Better, then, to look at the actual benefits that result: Were lives saved that would otherwise have been lost? Were lives improved in a way that otherwise wouldn't have happened? Were people protected from need or harm?

These are the things that we look at when we evaluate people's contributions. And, naturally, the greater the contribution, the greater the merit. All else being else being equal, philanthropists who contribute millions are credited with greater merit than those who give only a few dollars.


Another way of looking at merit is to consider the sacrifice that was made in order to improve the lives of others.

Again, the "sweat of the brow" test comes to mind -- that is, how much energy, time, and effort was invested. But, again, this depends on the work actually yielding some benefit to someone else.

Sacrifices can be small -- such as giving an hour of one's time, a small donation of money, etc. -- or large -- giving one's very life for the sake of others. Philanthropists who donate millions are contributing a great deal, but -- since they typically remain wealthy even after their donation and are not left in economic hardship -- it's not clear that they have made a great sacrifice. People who give to the point of putting themselves in hardship, or who die for the sake of others, are given the greatest merit of all.

Achievement and Excellence

There is another sort of merit, one that comes under the more generic description of achievement or excellence.

For instance, people who demonstrate athletic or artistic excellence -- who win at sports or at spelling bees or have other such accomplishments -- have earned greater merit. It's not quite the same sort of merit as when someone donates a kidney or funds cancer research, but it's not insignificant, either.

Response to Merit

How do we respond, morally speaking, to merit? It varies in different circumstances, but there are examples we can look at to draw broad lessons.
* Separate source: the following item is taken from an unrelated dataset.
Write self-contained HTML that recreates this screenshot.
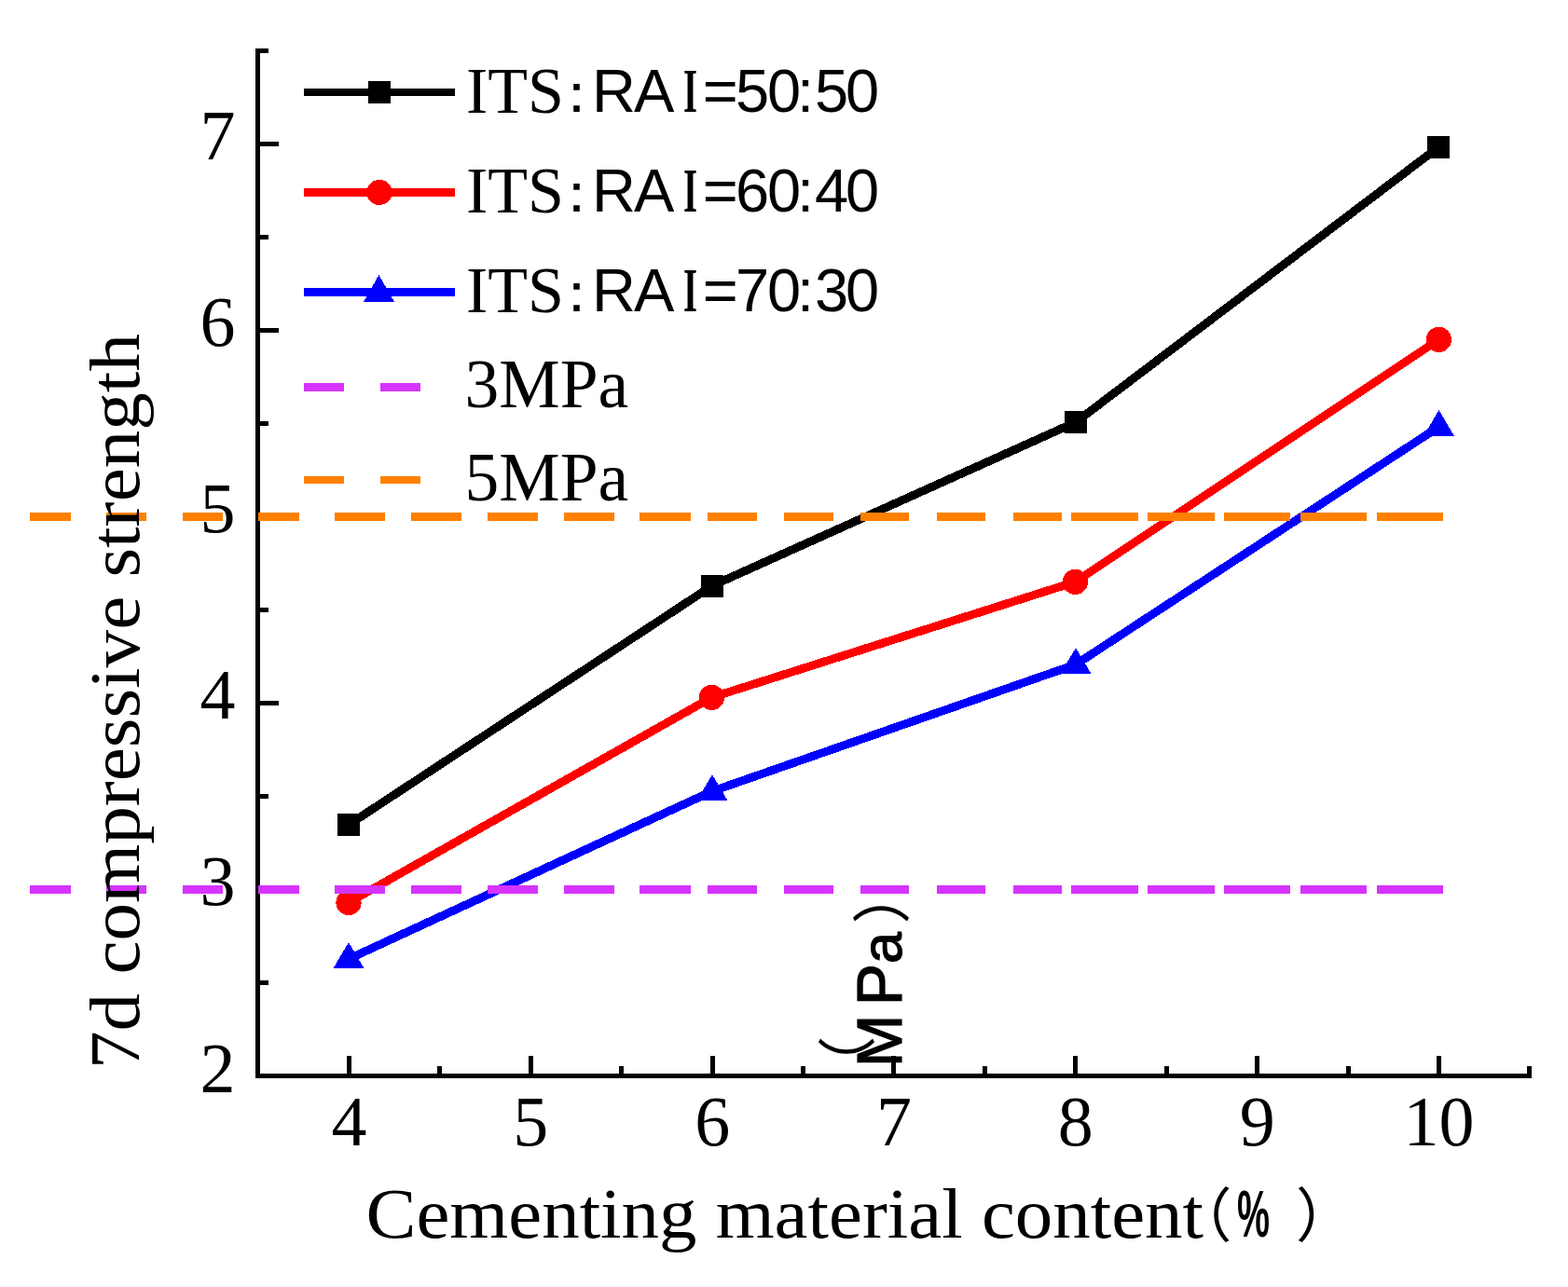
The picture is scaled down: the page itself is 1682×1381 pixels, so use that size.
<!DOCTYPE html><html><head><meta charset="utf-8"><title>7d compressive strength</title>
<style>html,body{margin:0;padding:0;background:#fff;}svg{display:block;}.serif{font-family:"Liberation Serif","Noto Serif CJK SC",serif;}.sans{font-family:"Liberation Sans","Noto Sans CJK SC",sans-serif;}.cjk{font-family:"Liberation Sans","Noto Sans CJK SC",sans-serif;}</style></head><body>
<svg width="1682" height="1381" viewBox="0 0 1682 1381" shape-rendering="crispEdges">
<rect width="1682" height="1381" fill="#fff"/>
<polyline fill="none" stroke="#000" stroke-width="9" stroke-linejoin="miter" points="374,885 764,628.5 1154,453 1543,158"/>
<polyline fill="none" stroke="#FF0000" stroke-width="9" stroke-linejoin="miter" points="374,968.5 763.4,748.4 1153.4,624.4 1543.4,364.4"/>
<polyline fill="none" stroke="#0000FF" stroke-width="9" stroke-linejoin="miter" points="374,1029 764,849 1154,713 1543.5,458"/>
<rect x="362" y="873" width="24" height="24" fill="#000"/>
<rect x="752" y="616.5" width="24" height="24" fill="#000"/>
<rect x="1142" y="441" width="24" height="24" fill="#000"/>
<rect x="1531" y="146" width="24" height="24" fill="#000"/>
<circle cx="374" cy="968.5" r="13.6" fill="#FF0000"/>
<circle cx="763.4" cy="748.4" r="13.6" fill="#FF0000"/>
<circle cx="1153.4" cy="624.4" r="13.6" fill="#FF0000"/>
<circle cx="1543.4" cy="364.4" r="13.6" fill="#FF0000"/>
<polygon fill="#0000FF" points="374,1011 390.3,1038.6 357.7,1038.6"/>
<polygon fill="#0000FF" points="764,831 780.3,858.6 747.7,858.6"/>
<polygon fill="#0000FF" points="1154,695 1170.3,722.6 1137.7,722.6"/>
<polygon fill="#0000FF" points="1543.5,440 1559.8,467.6 1527.2,467.6"/>
<g fill="#000">
<rect x="274" y="52" width="5" height="1105"/>
<rect x="274" y="1152" width="1369" height="5"/>
<rect x="372" y="1133" width="5" height="19"/>
<rect x="566.83" y="1133" width="5" height="19"/>
<rect x="761.66" y="1133" width="5" height="19"/>
<rect x="956.49" y="1133" width="5" height="19"/>
<rect x="1151.32" y="1133" width="5" height="19"/>
<rect x="1346.15" y="1133" width="5" height="19"/>
<rect x="1540.98" y="1133" width="5" height="19"/>
<rect x="469.415" y="1144" width="5" height="8"/>
<rect x="664.245" y="1144" width="5" height="8"/>
<rect x="859.075" y="1144" width="5" height="8"/>
<rect x="1053.91" y="1144" width="5" height="8"/>
<rect x="1248.74" y="1144" width="5" height="8"/>
<rect x="1443.57" y="1144" width="5" height="8"/>
<rect x="1638.39" y="1144" width="5" height="8"/>
<rect x="279" y="1152" width="20" height="5"/>
<rect x="279" y="951.96" width="20" height="5"/>
<rect x="279" y="751.92" width="20" height="5"/>
<rect x="279" y="551.88" width="20" height="5"/>
<rect x="279" y="351.84" width="20" height="5"/>
<rect x="279" y="151.8" width="20" height="5"/>
<rect x="279" y="1051.98" width="9" height="5"/>
<rect x="279" y="851.94" width="9" height="5"/>
<rect x="279" y="651.9" width="9" height="5"/>
<rect x="279" y="451.86" width="9" height="5"/>
<rect x="279" y="251.82" width="9" height="5"/>
<rect x="279" y="51.78" width="9" height="5"/>
</g>
<path fill="#FF8000" d="M32 550h44v9h-44zM114 550h43v9h-43zM196 550h43v9h-43zM277 550h44v9h-44zM359 550h54v9h-54zM441 550h54v9h-54zM523 550h54v9h-54zM605 550h54v9h-54zM686 550h55v9h-55zM759 550h53v9h-53zM841 550h53v9h-53zM923 550h52v9h-52zM1005 550h52v9h-52zM1087 550h52v9h-52zM1149 550h72v9h-72zM1231 550h72v9h-72zM1313 550h71v9h-71zM1395 550h71v9h-71zM1477 550h71v9h-71z"/>
<path fill="#D633FF" d="M32 950h44v9h-44zM114 950h43v9h-43zM196 950h43v9h-43zM277 950h44v9h-44zM359 950h54v9h-54zM441 950h54v9h-54zM523 950h54v9h-54zM605 950h54v9h-54zM686 950h55v9h-55zM759 950h53v9h-53zM841 950h53v9h-53zM923 950h52v9h-52zM1005 950h52v9h-52zM1087 950h52v9h-52zM1149 950h72v9h-72zM1231 950h72v9h-72zM1313 950h71v9h-71zM1395 950h71v9h-71zM1477 950h71v9h-71z"/>
<g class="serif" font-size="76" fill="#000" text-anchor="middle">
<text x="233.5" y="1171.5">2</text>
<text x="233.5" y="971.46">3</text>
<text x="233.5" y="771.42">4</text>
<text x="233.5" y="571.38">5</text>
<text x="233.5" y="371.34">6</text>
<text x="233.5" y="171.3">7</text>
<text x="374.5" y="1229">4</text>
<text x="569.33" y="1229">5</text>
<text x="764.16" y="1229">6</text>
<text x="958.99" y="1229">7</text>
<text x="1153.82" y="1229">8</text>
<text x="1348.65" y="1229">9</text>
<text x="1543.48" y="1229">10</text>
</g>
<text class="serif" font-size="76" x="392.5" y="1327.5" textLength="898.5" lengthAdjust="spacingAndGlyphs">Cementing material content</text>
<text class="cjk" font-size="63" x="1258.5" y="1326.3">（</text>
<text class="sans" font-weight="bold" font-size="70" x="1327" y="1327" textLength="35" lengthAdjust="spacingAndGlyphs">%</text>
<text class="cjk" font-size="63" x="1390" y="1326.3">）</text>
<text class="serif" font-size="76" transform="translate(149 1147) rotate(-90)" x="0" y="0" textLength="789" lengthAdjust="spacingAndGlyphs">7d compressive strength</text>
<g fill="#000">
<text class="cjk" font-size="63" transform="translate(931 1174.5) rotate(-90)" x="0" y="0">（</text>
<text class="sans" font-size="68" stroke="#000" stroke-width="1.2" text-anchor="middle" transform="translate(967.4 1200) rotate(-90)" x="83 143.5" y="0">MP<tspan font-size="61" x="183">a</tspan></text>
<text class="cjk" font-size="63" transform="translate(968 991.5) rotate(-90)" x="0" y="0">）</text>
</g>
<rect x="326" y="95" width="162" height="8" fill="#000"/>
<rect x="395" y="87" width="24" height="24" fill="#000"/>
<rect x="326" y="202" width="162" height="9" fill="#FF0000"/>
<circle cx="407" cy="206.4" r="13.6" fill="#FF0000"/>
<rect x="326" y="309" width="162" height="9" fill="#0000FF"/>
<polygon fill="#0000FF" points="406.4,295 423,324 390,324"/>
<rect x="326" y="411" width="43" height="9" fill="#D633FF"/><rect x="408" y="411" width="43" height="9" fill="#D633FF"/>
<rect x="326" y="511" width="43" height="8" fill="#FF8000"/><rect x="408" y="511" width="43" height="8" fill="#FF8000"/>
<text class="serif" font-size="70" x="500" y="121.4">ITS</text>
<text font-family="Liberation Sans, WenQuanYi Zen Hei, sans-serif" font-size="59" x="589" y="120">：</text>
<text class="sans" font-size="65" y="120"><tspan text-anchor="middle" x="658.6 701.7">RA</tspan><tspan font-family="Liberation Serif, serif" font-weight="bold" font-size="68" x="733.1" textLength="15" lengthAdjust="spacingAndGlyphs">I</tspan><tspan text-anchor="middle" x="772.7 807 841 864 892 925">=50:50</tspan></text>
<text class="serif" font-size="70" x="500" y="228.4">ITS</text>
<text font-family="Liberation Sans, WenQuanYi Zen Hei, sans-serif" font-size="59" x="589" y="227">：</text>
<text class="sans" font-size="65" y="227"><tspan text-anchor="middle" x="658.6 701.7">RA</tspan><tspan font-family="Liberation Serif, serif" font-weight="bold" font-size="68" x="733.1" textLength="15" lengthAdjust="spacingAndGlyphs">I</tspan><tspan text-anchor="middle" x="772.7 807 841 864 892 925">=60:40</tspan></text>
<text class="serif" font-size="70" x="500" y="335.4">ITS</text>
<text font-family="Liberation Sans, WenQuanYi Zen Hei, sans-serif" font-size="59" x="589" y="334">：</text>
<text class="sans" font-size="65" y="334"><tspan text-anchor="middle" x="658.6 701.7">RA</tspan><tspan font-family="Liberation Serif, serif" font-weight="bold" font-size="68" x="733.1" textLength="15" lengthAdjust="spacingAndGlyphs">I</tspan><tspan text-anchor="middle" x="772.7 807 841 864 892 925">=70:30</tspan></text>
<text class="serif" font-size="73.5" x="498.6" y="437.3">3MPa</text>
<text class="serif" font-size="73.5" x="498.6" y="537.3">5MPa</text>
</svg></body></html>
The moral response to merit typically involves things such as praise, gratitude, and reward. We often give praise to those who make great sacrifices, contributions, or exhibit excellence. And we generally (though not always) do this publicly in the form of medals, trophies, parades, etc. We also offer expressions of gratitude to those who have made contributions and sacrifices. Again, sometimes these expressions are made publicly, sometimes privately.

Sometimes we go further, and respond to merit by giving rewards. In the same way that we give aid to the needy, we give rewards to the meritorious.

Controversially, this can mean rewarding someone for the good they have done by excusing them for the bad that they are guilty of. But this is almost always a difficult decision, as we don't want to send the message that, by doing good, people can earn the right to (or at least get a free pass for) doing bad.


Merit pops up in our lives -- as well as in political and moral discussions -- in lots of ways.

People insist that tax rates reflect the right of people to keep the money they have earned through their hard work. People ask for more pay when they believe they work harder or contribute more, or offer skills that are more scarce or in greater demand (and therefore more valuable). People who have sacrificed more -- or risked more to potential sacrifice -- ask for more reward.

We often give greater expressions of praise and gratitude to police, soldiers, firefighters, and medical workers, on the basis of the greater contributions they make and/or sacrifices that they risk. At the same time, we often worry -- probably correctly -- that we still don't do enough to separate these people out for the greater consideration they deserve on the basis of merit. Although these are all paying occupations, the pay they get is rarely comparable to the benefit they provide or what they risk losing.


Merit, then, is central to our thinking about justice. And justice, in turn, is central to our understanding of what is right and wrong, both morally and politically.